SAN DIEGO – Ibrutinib treatment continued before, during, and after infusion of the CD19-specific chimeric antigen receptor (CAR) T-cell therapy JCAR014 in patients with relapsed or refractory chronic lymphocytic leukemia (CLL) appears to improve patient responses and decrease the risk of severe cytokine release syndrome.
The findings come from a comparison of sequential cohorts from a phase 1/2 study.
At 4 weeks after infusion, the approach was highly efficacious; overall response rates by 2008 International Workshop on CLL (IWCLL) criteria were 83% in 24 patients who received the uninterrupted ibrutinib regimen along with the JCAR014 therapy – a combination of CD4 and CD8 T cells – and 65% in 19 patients from a prior cohort who did not receive continuous ibrutinib, Jordan Gauthier, MD, reported at the annual meeting of the American Society of Hematology.
Concurrent ibrutinib was generally well tolerated, with 13 of 19 patients in the ibrutinib cohort receiving treatment as planned without discontinuation. The rates of grade 1 or higher cytokine release syndrome (CRS) were statistically similar in the ibrutinib and no-ibrutinib cohorts (74% and 92%, respectively). However, the rates of severe CRS (grade 3 or higher) were, strikingly, 0% and 25%, respectively, said, a senior fellow in the Turtle Lab at Fred Hutchinson Cancer Center, Seattle.
Neurotoxicity occurred in 32% and 42% of patients in the groups; severe neurotoxicity occurred in 26% and 29%, respectively.
In the ibrutinib cohort, one patient with grade 2 CRS developed fatal presumed cardiac arrhythmia; in the no-ibrutinib cohort, one patient died from a CAR T cell–related toxicity.
Notably, a trend toward better expansion of CD8 CAR T cells and a significantly greater expansion of CD4 CAR T cells was observed in the ibrutinib cohort, he said.
The study was designed to assess JCAR014, and based on the initial cohort findingsin 2017, established a regimen of cyclophosphamide and fludarabine (Cy/Flu) lymphodepletion followed by JCAR014 infusion at 2 x 106 CAR T cells/kg. The study was not a randomized, head-to-head comparison but the groups were similar with respect to both patient and disease characteristics, Dr. Gauthier noted.

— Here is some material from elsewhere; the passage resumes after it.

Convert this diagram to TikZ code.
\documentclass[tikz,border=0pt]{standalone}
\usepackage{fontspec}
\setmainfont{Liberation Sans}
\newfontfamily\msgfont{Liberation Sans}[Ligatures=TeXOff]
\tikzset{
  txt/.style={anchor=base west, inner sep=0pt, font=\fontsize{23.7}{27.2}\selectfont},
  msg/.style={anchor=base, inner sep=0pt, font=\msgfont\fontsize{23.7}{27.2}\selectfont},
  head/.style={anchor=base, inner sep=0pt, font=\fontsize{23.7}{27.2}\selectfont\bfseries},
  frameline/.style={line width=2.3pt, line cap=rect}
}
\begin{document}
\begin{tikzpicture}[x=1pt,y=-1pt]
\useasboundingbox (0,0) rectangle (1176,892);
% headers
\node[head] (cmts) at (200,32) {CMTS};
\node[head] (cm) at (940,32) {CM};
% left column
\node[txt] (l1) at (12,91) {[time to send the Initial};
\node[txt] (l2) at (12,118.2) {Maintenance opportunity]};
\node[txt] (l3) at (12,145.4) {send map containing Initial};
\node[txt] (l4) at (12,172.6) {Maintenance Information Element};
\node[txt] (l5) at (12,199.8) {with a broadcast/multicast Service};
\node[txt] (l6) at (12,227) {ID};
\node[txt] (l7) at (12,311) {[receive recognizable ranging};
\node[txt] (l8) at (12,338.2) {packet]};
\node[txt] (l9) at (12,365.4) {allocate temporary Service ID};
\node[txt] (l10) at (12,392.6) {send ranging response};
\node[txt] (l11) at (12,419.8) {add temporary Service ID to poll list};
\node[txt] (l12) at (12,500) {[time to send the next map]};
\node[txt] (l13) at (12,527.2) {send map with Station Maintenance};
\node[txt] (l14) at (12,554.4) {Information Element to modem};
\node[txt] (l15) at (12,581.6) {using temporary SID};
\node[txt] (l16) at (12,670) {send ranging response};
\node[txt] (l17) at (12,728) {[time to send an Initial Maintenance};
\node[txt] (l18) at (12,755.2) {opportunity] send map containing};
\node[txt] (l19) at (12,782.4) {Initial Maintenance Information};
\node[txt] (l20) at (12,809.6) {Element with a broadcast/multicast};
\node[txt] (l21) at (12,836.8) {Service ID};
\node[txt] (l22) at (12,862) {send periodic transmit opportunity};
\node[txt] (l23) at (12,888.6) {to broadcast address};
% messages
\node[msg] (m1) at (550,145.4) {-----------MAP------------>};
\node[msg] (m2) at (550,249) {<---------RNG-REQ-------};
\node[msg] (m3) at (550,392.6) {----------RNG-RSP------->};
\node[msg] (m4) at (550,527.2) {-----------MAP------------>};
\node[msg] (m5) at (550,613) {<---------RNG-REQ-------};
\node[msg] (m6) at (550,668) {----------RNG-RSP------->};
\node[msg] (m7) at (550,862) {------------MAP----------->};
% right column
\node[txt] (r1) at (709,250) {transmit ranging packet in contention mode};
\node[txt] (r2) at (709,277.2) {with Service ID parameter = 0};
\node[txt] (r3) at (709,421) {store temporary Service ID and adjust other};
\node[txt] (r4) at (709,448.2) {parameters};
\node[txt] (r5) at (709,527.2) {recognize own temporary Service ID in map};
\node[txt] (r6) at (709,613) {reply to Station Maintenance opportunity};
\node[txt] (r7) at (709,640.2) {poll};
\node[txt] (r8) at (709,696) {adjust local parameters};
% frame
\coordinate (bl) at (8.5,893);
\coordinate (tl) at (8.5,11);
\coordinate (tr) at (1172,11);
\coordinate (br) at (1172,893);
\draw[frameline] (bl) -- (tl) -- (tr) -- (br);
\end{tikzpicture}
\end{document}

The outcomes in the first cohort were then compared retrospectively with those from the subsequent cohort of patients who received Cy/Flu with 2 x 106 CAR T cells/kg with concurrent ibrutinib administered at 420 mg per day from at least 2 weeks prior to leukapheresis until at least 3 months after JCAR014 infusion.
The rationale for uninterrupted ibrutinib in relapsed/refractory CLL patients receiving JCAR014 included potential prevention of tumor flare, mobilization of CLL cells into the blood from the lymph nodes, improvement of CAR T-cell function, and a decrease in CAR T-cell related toxicity, he said.

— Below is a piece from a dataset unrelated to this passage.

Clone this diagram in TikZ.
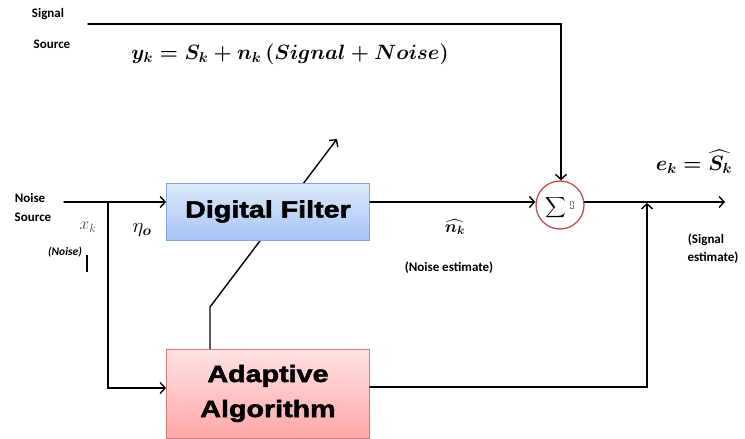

The concurrent administration of ibrutinib and JCAR014 was feasible for most patients. “[It] induced high response rates and deep responses early on at 4 weeks, and it was associated with higher in vivo expansion of CD4 CAR T cells and with lower rates of severe toxicity,” Dr. Gauthier said. “The next step is to hopefully validate these findings in a prospective phase 1/2 study.”
Dr. Gauthier reported having no financial disclosures.